Code that draws figures
>> START

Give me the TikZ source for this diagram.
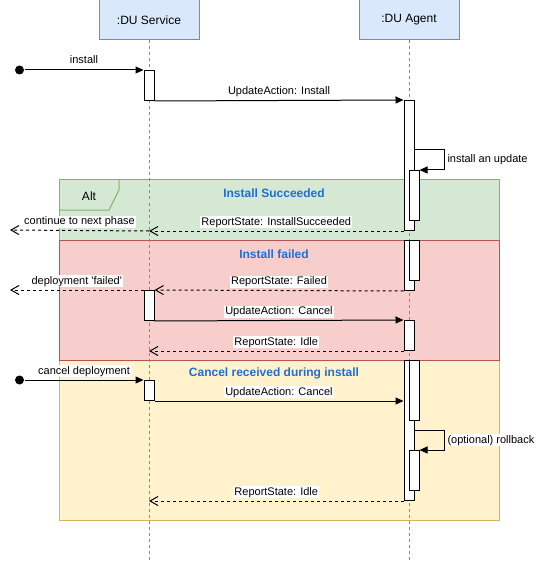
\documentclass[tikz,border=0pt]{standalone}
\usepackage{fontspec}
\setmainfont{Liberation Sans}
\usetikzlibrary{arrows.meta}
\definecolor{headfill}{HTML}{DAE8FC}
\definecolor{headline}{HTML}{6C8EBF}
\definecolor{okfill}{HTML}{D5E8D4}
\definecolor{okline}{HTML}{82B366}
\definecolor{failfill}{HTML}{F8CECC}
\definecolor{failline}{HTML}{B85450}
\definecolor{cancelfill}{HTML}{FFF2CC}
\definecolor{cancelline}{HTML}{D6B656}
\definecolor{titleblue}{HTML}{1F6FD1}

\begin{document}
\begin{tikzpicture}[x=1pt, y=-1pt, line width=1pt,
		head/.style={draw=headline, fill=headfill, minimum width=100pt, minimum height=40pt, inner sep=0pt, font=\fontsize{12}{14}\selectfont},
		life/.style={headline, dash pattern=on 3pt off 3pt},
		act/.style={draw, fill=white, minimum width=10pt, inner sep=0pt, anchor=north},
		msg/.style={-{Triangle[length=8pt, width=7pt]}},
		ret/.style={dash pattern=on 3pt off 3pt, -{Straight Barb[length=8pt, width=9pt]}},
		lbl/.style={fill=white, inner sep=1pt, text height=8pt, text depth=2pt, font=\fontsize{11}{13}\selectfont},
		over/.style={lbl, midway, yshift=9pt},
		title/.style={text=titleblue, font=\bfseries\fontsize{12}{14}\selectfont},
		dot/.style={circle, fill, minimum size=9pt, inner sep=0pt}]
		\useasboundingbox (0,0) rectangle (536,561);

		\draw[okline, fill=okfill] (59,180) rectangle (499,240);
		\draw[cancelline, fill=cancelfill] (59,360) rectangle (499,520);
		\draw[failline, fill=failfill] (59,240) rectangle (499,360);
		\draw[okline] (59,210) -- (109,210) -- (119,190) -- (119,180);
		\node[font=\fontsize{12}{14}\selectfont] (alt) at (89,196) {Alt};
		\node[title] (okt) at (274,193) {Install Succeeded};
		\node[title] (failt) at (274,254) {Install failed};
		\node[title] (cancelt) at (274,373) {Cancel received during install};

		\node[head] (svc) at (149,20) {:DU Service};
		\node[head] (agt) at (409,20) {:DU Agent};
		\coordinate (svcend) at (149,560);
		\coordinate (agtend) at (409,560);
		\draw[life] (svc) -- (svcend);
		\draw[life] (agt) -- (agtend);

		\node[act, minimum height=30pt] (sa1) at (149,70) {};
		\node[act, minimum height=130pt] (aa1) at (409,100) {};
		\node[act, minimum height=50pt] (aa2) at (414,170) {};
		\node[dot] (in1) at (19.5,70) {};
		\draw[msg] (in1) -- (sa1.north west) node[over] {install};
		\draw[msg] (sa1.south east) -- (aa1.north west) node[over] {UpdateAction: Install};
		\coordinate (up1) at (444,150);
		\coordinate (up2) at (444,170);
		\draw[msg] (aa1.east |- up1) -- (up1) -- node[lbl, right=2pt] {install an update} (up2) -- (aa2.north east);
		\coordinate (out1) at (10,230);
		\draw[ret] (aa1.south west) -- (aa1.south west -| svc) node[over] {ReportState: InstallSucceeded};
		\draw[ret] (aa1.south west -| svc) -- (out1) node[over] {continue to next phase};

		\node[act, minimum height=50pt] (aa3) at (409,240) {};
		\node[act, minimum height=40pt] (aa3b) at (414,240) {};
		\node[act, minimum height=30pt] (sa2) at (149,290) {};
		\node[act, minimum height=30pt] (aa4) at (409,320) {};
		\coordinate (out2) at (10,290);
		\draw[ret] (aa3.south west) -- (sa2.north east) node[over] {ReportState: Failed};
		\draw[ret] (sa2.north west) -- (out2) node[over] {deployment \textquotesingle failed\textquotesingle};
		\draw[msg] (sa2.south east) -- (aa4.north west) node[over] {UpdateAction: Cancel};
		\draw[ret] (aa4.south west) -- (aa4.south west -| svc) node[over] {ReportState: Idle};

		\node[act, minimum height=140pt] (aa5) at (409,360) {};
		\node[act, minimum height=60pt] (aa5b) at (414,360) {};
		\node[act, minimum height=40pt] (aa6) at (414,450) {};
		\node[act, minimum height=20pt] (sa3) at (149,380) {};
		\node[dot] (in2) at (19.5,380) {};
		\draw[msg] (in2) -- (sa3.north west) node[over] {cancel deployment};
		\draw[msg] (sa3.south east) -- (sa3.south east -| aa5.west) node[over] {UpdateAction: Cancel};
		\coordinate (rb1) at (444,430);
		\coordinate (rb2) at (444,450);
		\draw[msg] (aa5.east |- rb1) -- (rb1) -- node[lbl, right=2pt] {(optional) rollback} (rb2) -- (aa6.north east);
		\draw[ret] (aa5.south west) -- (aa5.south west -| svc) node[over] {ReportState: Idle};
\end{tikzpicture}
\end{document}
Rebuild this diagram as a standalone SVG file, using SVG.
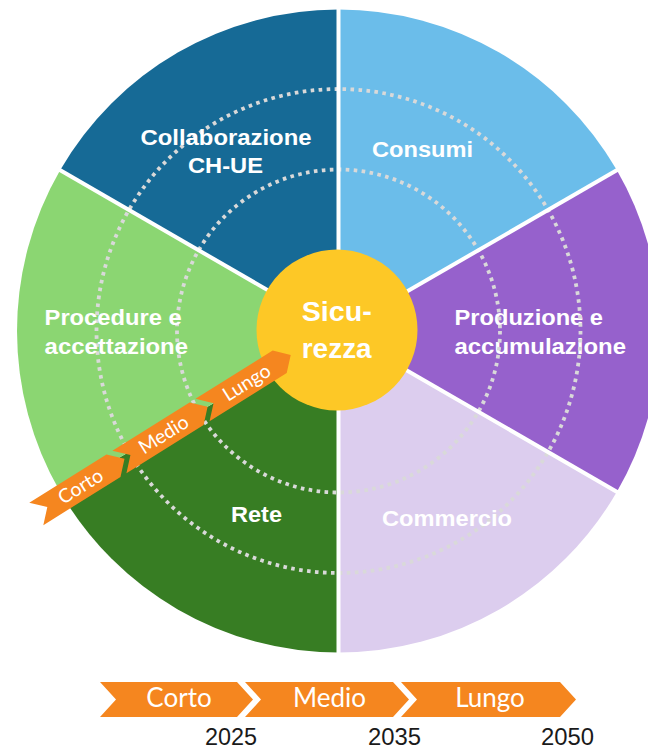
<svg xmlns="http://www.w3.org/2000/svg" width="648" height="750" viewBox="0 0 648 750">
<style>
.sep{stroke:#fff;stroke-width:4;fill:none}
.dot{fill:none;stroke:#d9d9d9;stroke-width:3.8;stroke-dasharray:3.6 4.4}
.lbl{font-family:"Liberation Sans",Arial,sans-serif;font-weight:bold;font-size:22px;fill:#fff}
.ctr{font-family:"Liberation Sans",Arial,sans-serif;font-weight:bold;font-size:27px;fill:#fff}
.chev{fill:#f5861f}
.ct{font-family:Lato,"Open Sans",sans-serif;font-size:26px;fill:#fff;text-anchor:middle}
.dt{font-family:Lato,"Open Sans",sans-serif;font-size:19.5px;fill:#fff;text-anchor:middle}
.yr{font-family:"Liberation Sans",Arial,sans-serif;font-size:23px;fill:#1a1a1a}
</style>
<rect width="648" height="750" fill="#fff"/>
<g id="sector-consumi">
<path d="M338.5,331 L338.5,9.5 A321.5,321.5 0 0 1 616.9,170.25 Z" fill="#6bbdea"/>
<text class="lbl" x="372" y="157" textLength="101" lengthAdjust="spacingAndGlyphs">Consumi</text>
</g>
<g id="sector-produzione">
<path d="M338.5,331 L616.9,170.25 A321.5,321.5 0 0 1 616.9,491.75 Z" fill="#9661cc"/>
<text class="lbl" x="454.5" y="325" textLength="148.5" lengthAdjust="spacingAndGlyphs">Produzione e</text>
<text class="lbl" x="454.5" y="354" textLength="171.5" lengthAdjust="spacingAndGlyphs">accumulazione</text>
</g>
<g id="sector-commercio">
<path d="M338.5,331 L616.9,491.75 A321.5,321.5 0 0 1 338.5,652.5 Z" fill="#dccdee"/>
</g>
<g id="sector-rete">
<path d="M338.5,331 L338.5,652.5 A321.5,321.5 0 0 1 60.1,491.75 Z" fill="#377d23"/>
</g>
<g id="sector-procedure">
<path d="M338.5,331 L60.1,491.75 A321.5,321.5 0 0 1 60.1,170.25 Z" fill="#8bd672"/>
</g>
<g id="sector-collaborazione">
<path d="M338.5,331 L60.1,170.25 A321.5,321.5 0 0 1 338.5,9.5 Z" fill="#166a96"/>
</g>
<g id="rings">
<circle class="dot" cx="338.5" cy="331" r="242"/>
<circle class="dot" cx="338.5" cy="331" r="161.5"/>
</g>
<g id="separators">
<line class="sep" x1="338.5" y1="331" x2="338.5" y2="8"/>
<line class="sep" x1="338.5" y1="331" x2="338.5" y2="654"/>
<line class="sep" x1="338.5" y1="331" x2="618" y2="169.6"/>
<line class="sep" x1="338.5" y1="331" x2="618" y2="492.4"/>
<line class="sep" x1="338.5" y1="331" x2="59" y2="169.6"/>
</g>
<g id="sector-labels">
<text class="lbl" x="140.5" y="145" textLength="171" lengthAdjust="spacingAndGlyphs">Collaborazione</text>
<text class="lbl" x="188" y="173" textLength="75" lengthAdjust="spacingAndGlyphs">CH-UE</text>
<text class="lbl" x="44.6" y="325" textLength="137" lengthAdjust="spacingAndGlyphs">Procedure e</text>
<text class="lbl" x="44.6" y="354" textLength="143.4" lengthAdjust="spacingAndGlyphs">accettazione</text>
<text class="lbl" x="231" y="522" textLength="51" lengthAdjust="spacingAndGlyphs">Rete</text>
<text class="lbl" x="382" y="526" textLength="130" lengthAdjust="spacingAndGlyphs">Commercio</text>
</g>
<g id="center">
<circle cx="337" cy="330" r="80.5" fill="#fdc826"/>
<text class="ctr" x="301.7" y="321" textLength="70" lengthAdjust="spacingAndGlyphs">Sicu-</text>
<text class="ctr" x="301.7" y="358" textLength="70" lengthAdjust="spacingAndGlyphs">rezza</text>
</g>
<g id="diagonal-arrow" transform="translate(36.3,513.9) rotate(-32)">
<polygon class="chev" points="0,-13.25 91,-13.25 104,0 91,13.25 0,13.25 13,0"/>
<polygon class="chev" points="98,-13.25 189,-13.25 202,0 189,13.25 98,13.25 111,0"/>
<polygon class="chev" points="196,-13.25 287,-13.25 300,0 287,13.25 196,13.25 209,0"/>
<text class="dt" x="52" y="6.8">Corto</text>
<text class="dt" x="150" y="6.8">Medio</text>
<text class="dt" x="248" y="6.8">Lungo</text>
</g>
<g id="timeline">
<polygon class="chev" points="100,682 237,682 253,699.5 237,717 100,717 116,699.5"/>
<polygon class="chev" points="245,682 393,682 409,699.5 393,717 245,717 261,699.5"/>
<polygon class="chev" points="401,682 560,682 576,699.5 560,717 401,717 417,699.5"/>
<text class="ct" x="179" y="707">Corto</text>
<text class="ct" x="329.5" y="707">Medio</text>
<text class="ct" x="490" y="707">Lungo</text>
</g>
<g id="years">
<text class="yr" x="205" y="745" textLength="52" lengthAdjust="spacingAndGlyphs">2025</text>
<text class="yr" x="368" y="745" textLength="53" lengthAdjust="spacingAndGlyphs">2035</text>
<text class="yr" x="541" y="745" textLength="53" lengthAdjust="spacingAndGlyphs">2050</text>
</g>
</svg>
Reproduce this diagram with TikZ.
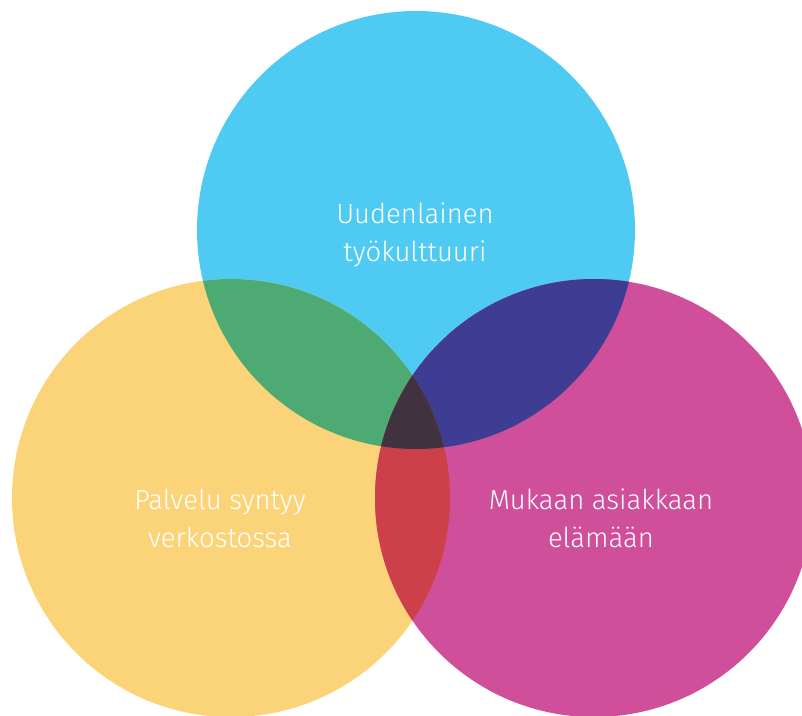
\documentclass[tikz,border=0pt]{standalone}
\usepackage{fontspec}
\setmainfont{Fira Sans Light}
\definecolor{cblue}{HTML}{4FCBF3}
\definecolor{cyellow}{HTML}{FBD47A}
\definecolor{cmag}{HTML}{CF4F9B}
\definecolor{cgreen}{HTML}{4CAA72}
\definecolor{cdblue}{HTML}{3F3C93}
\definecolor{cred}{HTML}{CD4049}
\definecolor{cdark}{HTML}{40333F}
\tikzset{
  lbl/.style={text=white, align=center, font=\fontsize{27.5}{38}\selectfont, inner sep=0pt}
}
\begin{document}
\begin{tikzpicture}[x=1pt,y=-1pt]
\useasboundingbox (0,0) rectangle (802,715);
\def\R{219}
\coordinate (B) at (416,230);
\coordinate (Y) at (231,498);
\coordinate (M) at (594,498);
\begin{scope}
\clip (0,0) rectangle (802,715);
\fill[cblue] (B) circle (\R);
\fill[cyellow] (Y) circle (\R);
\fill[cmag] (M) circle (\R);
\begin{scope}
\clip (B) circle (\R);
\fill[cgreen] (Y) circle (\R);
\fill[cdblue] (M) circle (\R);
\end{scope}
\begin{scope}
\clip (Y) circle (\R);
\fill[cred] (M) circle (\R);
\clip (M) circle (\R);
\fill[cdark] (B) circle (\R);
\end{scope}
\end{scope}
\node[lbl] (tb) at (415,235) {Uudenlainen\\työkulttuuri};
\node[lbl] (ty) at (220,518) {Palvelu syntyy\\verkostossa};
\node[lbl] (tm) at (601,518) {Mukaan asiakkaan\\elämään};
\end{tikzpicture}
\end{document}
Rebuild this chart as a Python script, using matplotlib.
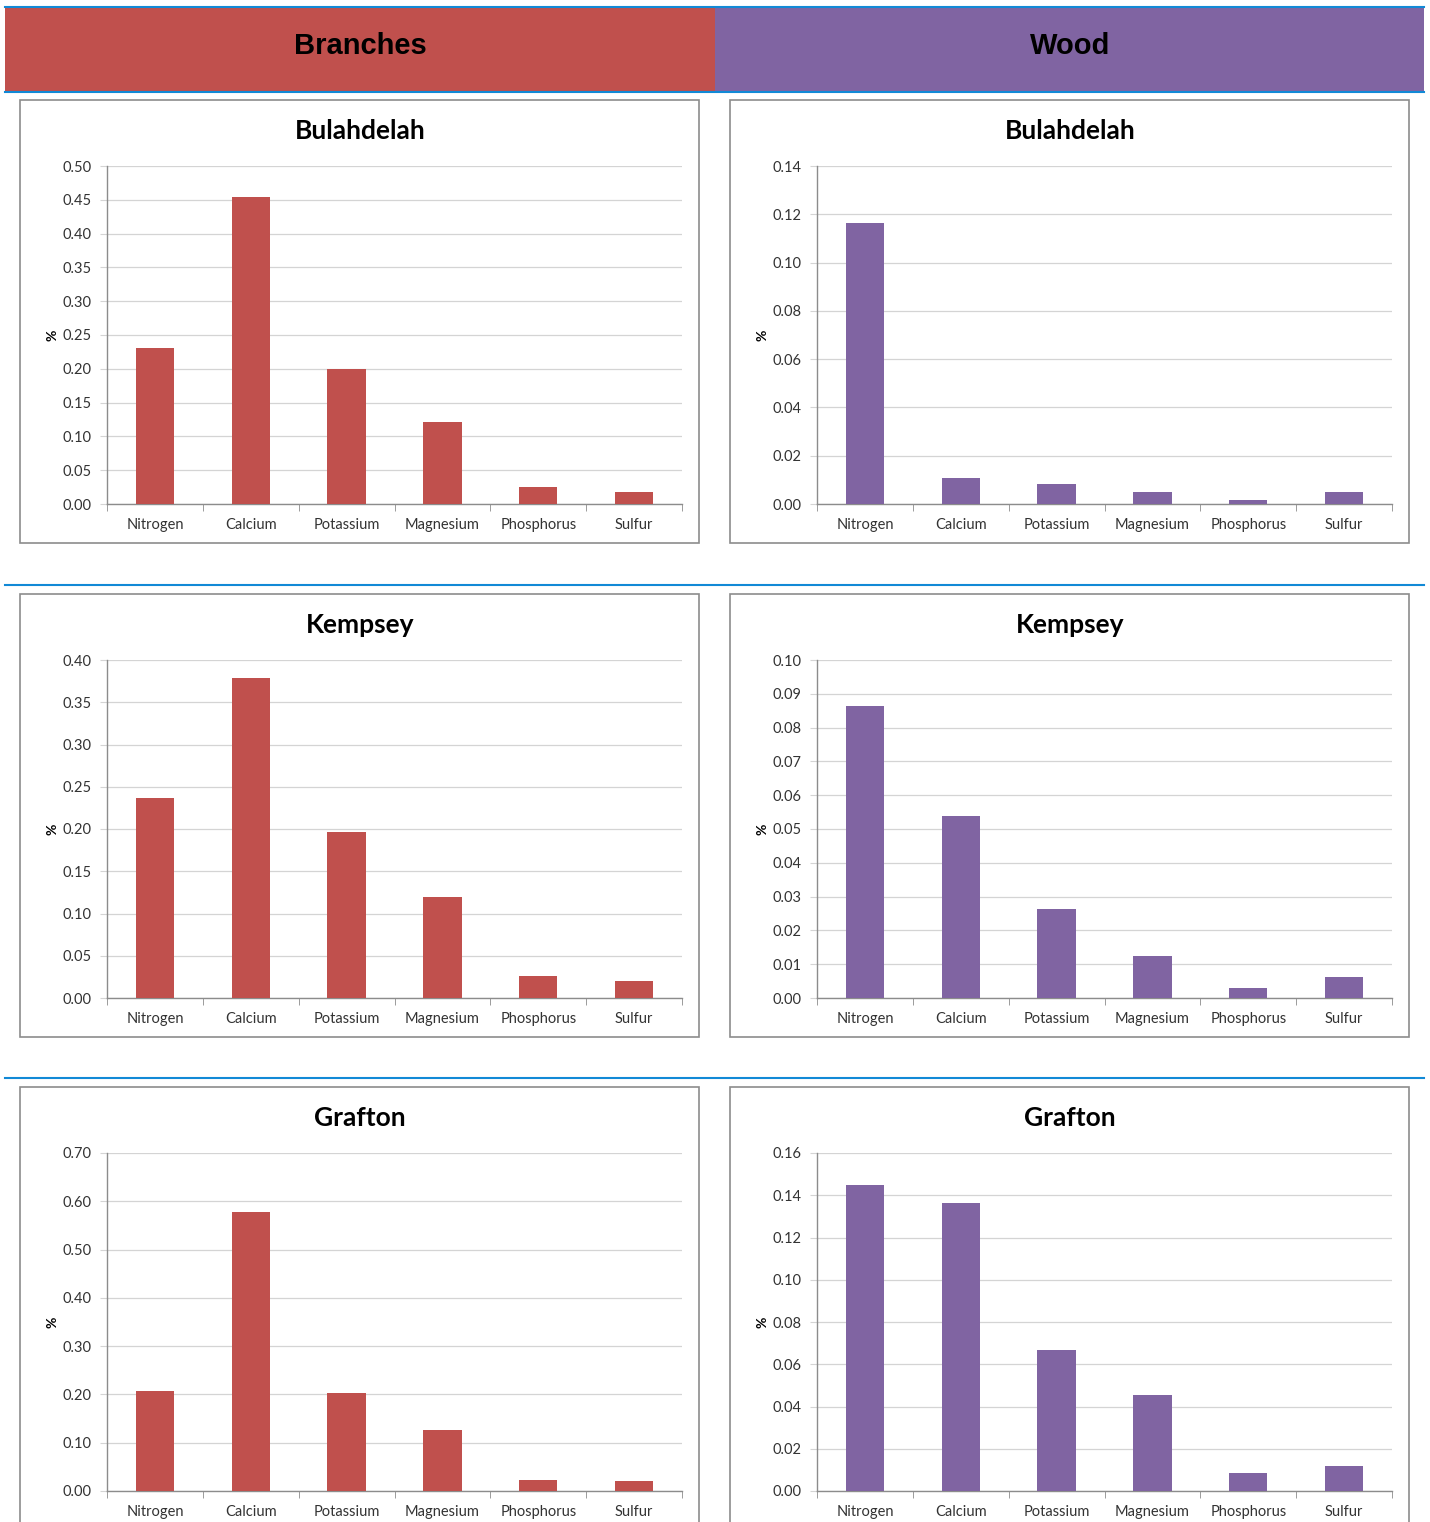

>> END

Look through the entries above; copy each line where the string "Rebuild" appears.

Exercise output —
Rebuild this diagram as a standalone SVG file, using SVG.
Rebuild this chart as a Python script, using matplotlib.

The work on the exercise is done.